Le rappeur Kanye West – monsieur Kim Kardashian à la ville – est coutumier du scandale. Il en a même fait une marque de fabrique, ce qui ne peut que profiter à sa petite entreprise et augmenter une fortune personnelle estimée à 145 millions de dollars, faisant de sa personne l’une des cent les plus influentes au monde, à en croire le magazine Forbes.
Pourtant, le dernier scandale en date ne ressemble pas exactement aux précédents, lorsqu’il se distingua comme l’un des seuls artistes afro-américains à soutenir Donald Trump, ce « dragon d’énergie », après avoir reproché à un autre locataire de la Maison-Blanche, George W. Bush, « de ne pas s’intéresser aux Noirs ». Interrogé par le site américain TMZ, spécialisé dans les coulisses du show-biz, Kanye West a-t-il ainsi déclaré, toujours à propos de ces mêmes « Noirs » : « On entend parler de l’esclavage qui a duré quatre cents ans ? Ça ressemble à un choix ! » On vous laisser imaginer le pataquès sur Internet…

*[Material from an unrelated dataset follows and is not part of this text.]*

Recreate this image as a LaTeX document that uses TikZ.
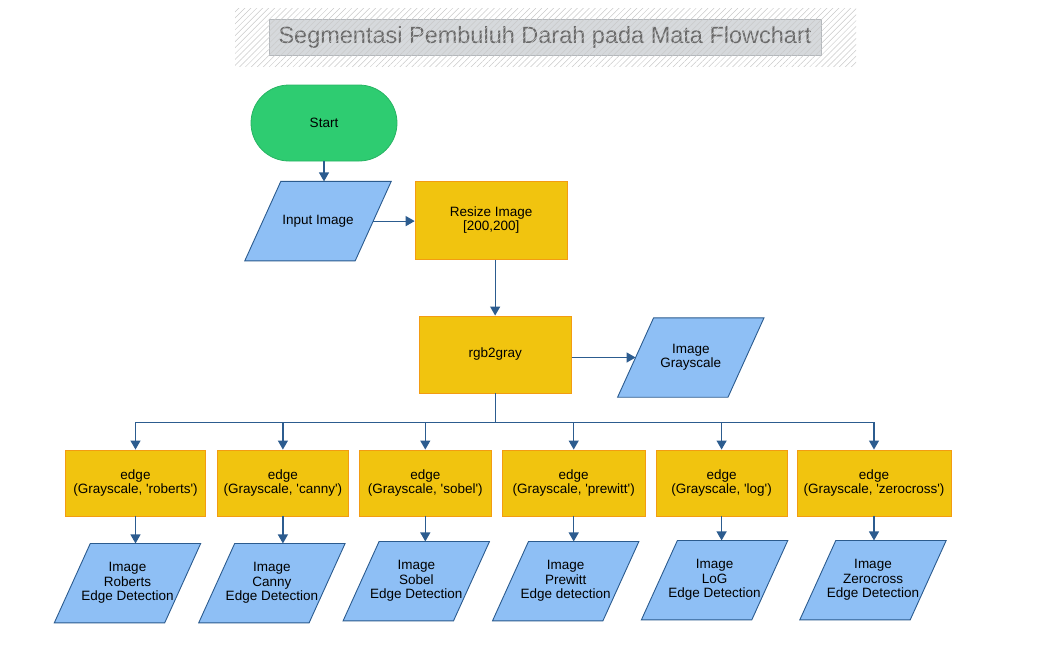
\documentclass[tikz,border=0pt]{standalone}
\usepackage{fontspec}
\setmainfont{Liberation Sans}
\usepackage{tikz}
\usetikzlibrary{positioning, arrows.meta, backgrounds, patterns.meta}
\definecolor{procfill}{HTML}{F1C40F}
\definecolor{procline}{HTML}{F39C12}
\definecolor{iofill}{HTML}{8EBFF5}
\definecolor{ioline}{HTML}{2B5B8E}
\definecolor{termfill}{HTML}{2ECC71}
\definecolor{termline}{HTML}{27B463}
\definecolor{flowc}{HTML}{2C5C8F}
\definecolor{ttlfill}{HTML}{D6D9DC}
\definecolor{ttlline}{HTML}{B4B8BC}
\definecolor{ttltext}{HTML}{6A6A6A}
\definecolor{hatchc}{HTML}{C9C9C9}
\newcommand{\q}{\textquotesingle}

\begin{document}
\begin{tikzpicture}[
  x=1pt, y=-1pt,
  font=\fontsize{13.5}{14.5}\selectfont,
  termbox/.style={draw=termline, fill=termfill, rounded corners=38pt,
              minimum width=146pt, minimum height=76pt, line width=0.8pt},
  procbox/.style={draw=procline, fill=procfill, line width=0.9pt,
              minimum height=66pt, align=center, inner sep=2pt},
  iobox/.style={minimum width=146pt, minimum height=79pt, align=center,
              inner sep=1pt},
  ioshape/.style={draw=ioline, fill=iofill, line width=0.9pt},
  flow/.style={draw=flowc, line width=1.2pt},
  >={Triangle[width=10pt,length=9pt]}
]
  \useasboundingbox (0,0) rectangle (1050,645);

  % Title
  \node[draw=ttlline, fill=ttlfill, minimum width=552pt, minimum height=36pt,
        text=ttltext, font=\fontsize{23.5}{28}\selectfont] (ttl) at (545,37)
    {Segmentasi Pembuluh Darah pada Mata Flowchart};
  \fill[pattern={Lines[angle=45,distance=4.2pt,line width=0.5pt]},
        pattern color=hatchc] (235,8) rectangle (856,66);

  % Start and input
  \node[termbox] (start) at (324,123) {Start};
  \node[iobox, below=20pt of start, xshift=-6pt] (inimg) {Input Image};
  \node[procbox, minimum width=152pt, minimum height=78pt, right=23.5pt of inimg,
        yshift=1pt] (resize) {Resize Image\\{[200,200]}};

  % Grayscale
  \node[procbox, minimum width=152pt, minimum height=77pt, below=56pt of resize,
        xshift=4pt] (rgbgray) {rgb2gray};
  \node[iobox, right=46pt of rgbgray, yshift=-3pt] (imggray) {Image\\Grayscale};

  % Edge detectors
  \node[procbox, minimum width=140pt] (e1) at (135.5,483)
    {edge\\(Grayscale, \q roberts\q)};
  \node[procbox, minimum width=131pt, right=11pt of e1] (e2)
    {edge\\(Grayscale, \q canny\q)};
  \node[procbox, minimum width=132pt, right=10pt of e2] (e3)
    {edge\\(Grayscale, \q sobel\q)};
  \node[procbox, minimum width=143pt, right=10pt of e3] (e4)
    {edge\\(Grayscale, \q prewitt\q)};
  \node[procbox, minimum width=131pt, right=10pt of e4] (e5)
    {edge\\(Grayscale, \q log\q)};
  \node[procbox, minimum width=154pt, right=9pt of e5] (e6)
    {edge\\(Grayscale, \q zerocross\q)};

  % Results
  \node[iobox, below=27pt of e1, xshift=-8pt] (o1) {Image\\Roberts\\Edge Detection};
  \node[iobox, below=27pt of e2, xshift=-11pt] (o2) {Image\\Canny\\Edge Detection};
  \node[iobox, below=25pt of e3, xshift=-9pt] (o3) {Image\\Sobel\\Edge Detection};
  \node[iobox, below=25pt of e4, xshift=-8pt] (o4) {Image\\Prewitt\\Edge detection};
  \node[iobox, below=24pt of e5, xshift=-7pt] (o5) {Image\\LoG\\Edge Detection};
  \node[iobox, below=24pt of e6, xshift=-1pt] (o6) {Image\\Zerocross\\Edge Detection};

  % Parallelograms behind the io texts
  \begin{scope}[on background layer]
    \foreach \n in {inimg,imggray,o1,o2,o3,o4,o5,o6}
      \path[ioshape] ([xshift=36pt]\n.north west) -- (\n.north east)
        -- ([xshift=-36pt]\n.south east) -- (\n.south west) -- cycle;
  \end{scope}

  % Arrows
  \draw[flow, ->] (start.south) -- (start.south |- inimg.north);
  \draw[flow, ->] ([xshift=-18pt]inimg.east) -- (resize.west |- inimg.east);
  \draw[flow, ->] (rgbgray.north |- resize.south) -- (rgbgray.north);
  \draw[flow, ->] (rgbgray.east |- imggray.west) -- ([xshift=18pt]imggray.west);
  \draw[flow] (rgbgray.south) -- ++(0,29) coordinate (bus);
  \draw[flow] (bus -| e1.north) -- (bus -| e6.north);
  \foreach \e in {e1,e2,e3,e4,e5,e6}
    \draw[flow, ->] (bus -| \e.north) -- (\e.north);
  \foreach \e/\o in {e1/o1,e2/o2,e3/o3,e4/o4,e5/o5,e6/o6}
    \draw[flow, ->] (\e.south) -- (\e.south |- \o.north);
\end{tikzpicture}
\end{document}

En Occident, on dit que la vérité sort de la bouche des enfants. En Orient, il peut arriver qu’on puisse prêter une oreille attentive à qui est, là-bas, surnommé la « sagesse du fou ». De Kanye West, il n’est pas incongru de prétendre qu’il lui arrive de se montrer infantile et de connaître quelques menues sautes de courant dans les neurones, surtout quand il a un peu trop chargé la pipe à opium. Pourtant, la suite de ses propos mérite qu’on s’y attarde, au-delà de la polémique suscitée : « Nous sommes dans une prison mentale. J’aime le mot de prison, parce que celui d’esclaves est trop lié aux Noirs. » Et de tenter, face à la polémique, d’expliciter ce mot de « choix » : « Je sais bien que les esclaves n’ont pas été enchaînés et mis dans des bateaux de leur plein gré, mais nous ne pouvons pas être emprisonnés pendant les quatre cent prochaines années. Ce que je veux dire, c’est que le fait d’être restés aussi longtemps dans cette position, alors même que nous avions le nombre de notre côté, signifie que nous sommes mentalement esclaves. »
On a déjà lu plus idiot. C’est même d’autant moins idiot que, dans les années soixante du siècle dernier, le chanteur James Brown, autoproclamé « Godfather of Soul », faisait de sa peau noire un objet de fierté – « I’m Black and I’m Proud! » – et non de sanglots, tandis qu’à rebours de l’industrie du spectacle, il soutenait publiquement le président Richard Nixon. Pareillement, on ne saurait prétendre que les Black Panthers développaient alors une mentalité de pleurnichards ; c’était même un peu le contraire…
Puis, histoire d’encore aggraver son cas, celui qui se définit comme un « libre-penseur » s’est ensuite insurgé contre le choix de Harriet Tubman, militante afro-américaine historique de la lutte pour l’abolition de l’esclavage, pour illustrer les prochains billets de vingt dollars : « Quand je l’ai vue sur ce billet, c’est là que j’ai voulu utiliser le bitcoin ! C’est comme tous ces films d’esclaves… Pourquoi ça doit continuer à nous rappeler l’esclavage ? Pourquoi ne mettez-vous pas Michael Jordan sur le billet de vingt dollars ? » Ou Kanye West ? Bonne question, en effet.
Il est vrai que de ces deux côtés de l’Atlantique, le culte des victimes a peu à peu supplanté celui des héros. Au cinéma, adieu Shaft, sorte d’inspecteur Harry en plus foncé et moins pacifique, et bonjour la figure de l’éternel persécuté. Je souffre, donc je suis. Et des deux côtés de l’Atlantique, toujours, il s’agit d’un bizness des plus juteux, entre associations de chaisières et demandes d’indemnisation au moindre regard de travers en forme de stigmatisation. C’est donc cette confortable posture que Kanye West est en train de mettre à mal ; avec ses mots à lui, certes, un brin désordonnés, mais finalement frappés au coin du bon sens.
En attendant, sur les réseaux sociaux, c’est la chasse à ce Noir dont le seul crime consiste à vouloir échapper à l’esclavage du politiquement correct. Non content de faire peau neuve, le Ku Klux Klan n’en finit plus de ressusciter de ses cendres.